Authors :
Presenting Author: Anna Duong, n/a – Stanford University
Aaron Kucyi, PhD – Drexel University; Zoe Lusk, BS – Stanford University; Josef Parvizi, MD/PhD – Stanford University; Julian Quabs, PhD – Heinrich Heine University Düsseldorf; James Stieger, PhD – Stanford University
Rationale:
Functions of the human insula have been explored extensively with neuroimaging methods and clinical electrical stimulation studies that have suggested a functional segregation across different anatomical subregions of the structure. However, little is known about the functional organization of the human insular cortex at the fine-parcellated microstructural chemo-cytoarchitectural level. It remains to be determined whether various responses to electrical stimulation can be topographically delineated by the microstructural diversity of the insular cortex. The present study addresses this gap of knowledge by applying a multimodal approach linking direct electrical stimulation and intracranial EEG recordings with recently discovered chemo-cytoarchitectonic map of the human insula.
Methods:
Electrical brain stimulation was performed as a clinical procedure in seventeen patients implanted with stereo-EEG electrodes in the insula for presurgical evaluation of their refractory epilepsy.

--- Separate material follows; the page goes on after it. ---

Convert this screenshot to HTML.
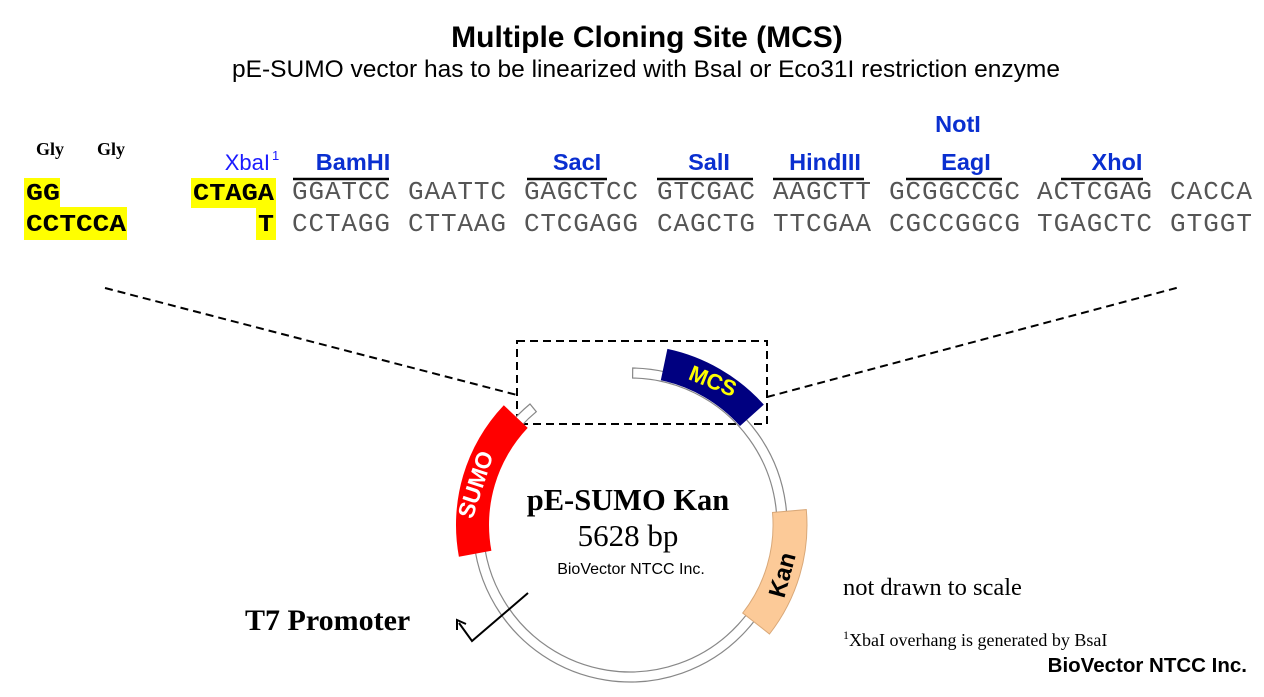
<!DOCTYPE html>
<html><head><meta charset="utf-8"><style>
html,body{margin:0;padding:0;background:#fff;}
svg{display:block;}
.seq{font-family:"Liberation Mono",monospace;font-size:26px;fill:#555;}
.bseq{font-family:"Liberation Mono",monospace;font-size:24px;font-weight:bold;fill:#000;}
.enz{font-family:"Liberation Sans",sans-serif;font-size:23.5px;font-weight:bold;fill:#0a2fd0;}
</style></head><body>
<svg width="1264" height="697" viewBox="0 0 1264 697" xmlns="http://www.w3.org/2000/svg">
<text x="647" y="47" text-anchor="middle" font-family="Liberation Sans,sans-serif" font-size="30" font-weight="bold">Multiple Cloning Site (MCS)</text>
<text x="646" y="77" text-anchor="middle" font-family="Liberation Sans,sans-serif" font-size="24.5">pE-SUMO vector has to be linearized with BsaI or Eco31I restriction enzyme</text>

<text x="36" y="155" font-family="Liberation Serif,serif" font-size="18" font-weight="bold">Gly</text>
<text x="97" y="155" font-family="Liberation Serif,serif" font-size="18" font-weight="bold">Gly</text>

<rect x="24" y="178" width="36" height="30" fill="#ffff00"/>
<rect x="24" y="207" width="103" height="33" fill="#ffff00"/>
<rect x="191" y="178" width="85" height="30" fill="#ffff00"/>
<rect x="256" y="207" width="20" height="33" fill="#ffff00"/>
<text class="bseq" x="26" y="200" textLength="34" lengthAdjust="spacingAndGlyphs">GG</text>
<text class="bseq" x="26" y="231" textLength="100" lengthAdjust="spacingAndGlyphs">CCTCCA</text>
<text class="bseq" x="193" y="200" textLength="81" lengthAdjust="spacingAndGlyphs">CTAGA</text>
<text class="bseq" x="258" y="231" textLength="16" lengthAdjust="spacingAndGlyphs">T</text>

<text x="270" y="170" text-anchor="end" font-family="Liberation Sans,sans-serif" font-size="22" fill="#1a1aff">XbaI</text>
<text x="272" y="160" font-family="Liberation Sans,sans-serif" font-size="13" fill="#1a1aff">1</text>
<text class="enz" x="353" y="170" text-anchor="middle">BamHI</text>
<text class="enz" x="577" y="170" text-anchor="middle">SacI</text>
<text class="enz" x="709" y="170" text-anchor="middle">SalI</text>
<text class="enz" x="825" y="170" text-anchor="middle">HindIII</text>
<text class="enz" x="958" y="132" text-anchor="middle">NotI</text>
<text class="enz" x="966" y="170" text-anchor="middle">EagI</text>
<text class="enz" x="1117" y="170" text-anchor="middle">XhoI</text>
<g stroke="#000" stroke-width="2.5">
<line x1="293" y1="179" x2="389" y2="179"/>
<line x1="527" y1="179" x2="607" y2="179"/>
<line x1="657" y1="179" x2="753" y2="179"/>
<line x1="773" y1="179" x2="864" y2="179"/>
<line x1="906" y1="179" x2="1002" y2="179"/>
<line x1="1061" y1="179" x2="1143" y2="179"/>
</g>

<g class="seq">
<text x="292" y="199" textLength="98">GGATCC</text>
<text x="408" y="199" textLength="98">GAATTC</text>
<text x="524" y="199" textLength="114">GAGCTCC</text>
<text x="657" y="199" textLength="98">GTCGAC</text>
<text x="773" y="199" textLength="98">AAGCTT</text>
<text x="889" y="199" textLength="131">GCGGCCGC</text>
<text x="1037" y="199" textLength="115">ACTCGAG</text>
<text x="1170" y="199" textLength="82">CACCA</text>
<text x="292" y="231" textLength="98">CCTAGG</text>
<text x="408" y="231" textLength="98">CTTAAG</text>
<text x="524" y="231" textLength="114">CTCGAGG</text>
<text x="657" y="231" textLength="98">CAGCTG</text>
<text x="773" y="231" textLength="98">TTCGAA</text>
<text x="889" y="231" textLength="131">CGCCGGCG</text>
<text x="1037" y="231" textLength="115">TGAGCTC</text>
<text x="1170" y="231" textLength="82">GTGGT</text>
</g>

<g stroke="#000" stroke-width="2" stroke-dasharray="8,5" fill="none">
<line x1="105" y1="288" x2="517" y2="395"/>
<line x1="767" y1="397" x2="1180" y2="287"/>
<rect x="517" y="341" width="250" height="83"/>
</g>

<path d="M632.7 368 A157 157 0 1 1 530 404 L536.3 411.7 A147 147 0 1 0 632.6 378 Z" fill="#fff" stroke="#888" stroke-width="1.2"/>
<path d="M458.9 556.7 A174 174 0 0 1 503.8 405.2 L527.7 427.9 A141 141 0 0 0 491.4 550.7 Z" fill="#ff0000"/>
<path d="M667.4 348.9 A180 180 0 0 1 763.8 404.6 L740 426 A148 148 0 0 0 660.8 380.2 Z" fill="#000080"/>
<path d="M806.3 509.6 A177 177 0 0 1 769.5 634 L742.7 613 A143 143 0 0 0 772.5 512.5 Z" fill="#fcca98" stroke="#d9a878" stroke-width="1"/>

<text transform="translate(483,487) rotate(-72)" text-anchor="middle" font-family="Liberation Sans,sans-serif" font-size="23" font-weight="bold" fill="#fff">SUMO</text>
<text transform="translate(710,388) rotate(22)" text-anchor="middle" font-family="Liberation Sans,sans-serif" font-size="22" font-weight="bold" fill="#ffff00">MCS</text>
<text transform="translate(790,577) rotate(-75)" text-anchor="middle" font-family="Liberation Sans,sans-serif" font-size="24" font-weight="bold" fill="#000">Kan</text>

<text x="628" y="510" text-anchor="middle" font-family="Liberation Serif,serif" font-size="30.5" font-weight="bold">pE-SUMO Kan</text>
<text x="628" y="546" text-anchor="middle" font-family="Liberation Serif,serif" font-size="31">5628 bp</text>
<text x="631" y="574" text-anchor="middle" font-family="Liberation Sans,sans-serif" font-size="16">BioVector NTCC Inc.</text>

<polyline points="528,593 472,641 459,623" fill="none" stroke="#000" stroke-width="2"/>
<polyline points="457,630 457,620 466,624" fill="none" stroke="#000" stroke-width="2"/>
<text x="245" y="630" font-family="Liberation Serif,serif" font-size="30" font-weight="bold">T7 Promoter</text>

<text x="843" y="595" font-family="Liberation Serif,serif" font-size="24.5">not drawn to scale</text>
<text x="843" y="639" font-family="Liberation Serif,serif" font-size="12">1</text>
<text x="849" y="646" font-family="Liberation Serif,serif" font-size="18">XbaI overhang is generated by BsaI</text>
<text x="1247" y="672" text-anchor="end" font-family="Liberation Sans,sans-serif" font-size="20.5" font-weight="bold">BioVector NTCC Inc.</text>
</svg>
</body></html>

During this procedure, pairs of neighboring electrodes were selected for electrical stimulation. To determine the exact location of electrodes on the microstructural map of the human insula, the cytoarchitectonic maximum probability maps of the insula were registered to the individual brain MRI scans of each subject. We also recorded intracranial EEG signals during a gradual onset continuous performance task (gradCPT) which is designed to probe sustained top-down attention as well as bottom up attention.
Results:
Stimulation of 57 sites (40%) out of 142 total pairs induced a change in the human participants’ conscious experience in the categories of pain/temperature (53%), visceral/autonomic (14%), non-painful/non-thermal somatosensory (25%), anxiety (7%), and taste/olfactory sensations (5%) which showed a topographical allocation to microstructural areas when mapped onto the probabilistic cytoarchitectonic parcellation. In the posterior insula, significant clusters of pain/thermal responses were observed in areas lg2/ld2, while non-painful/non-thermal somatosensory responses were concentrated in area ld3. In the anterior insula, significant visceroceptive responses were elicited specifically in area Id6. In two subjects, the stimulation of the same area caused heightened anxiety. In the adjacent Id7 area coinciding with the hub of resting state “salience network”, stimulations were largely silent but intracranial EEG recordings captured significant time-locked high-frequency activity (HFA) during a task that requires detection of salient infrequent stimuli.
Conclusions:
Our findings provide causal evidence confirming a link between functional architecture of the human insular cortex and the microstructural fine-grained chemo-cytoarchitectonic organization of its subregions.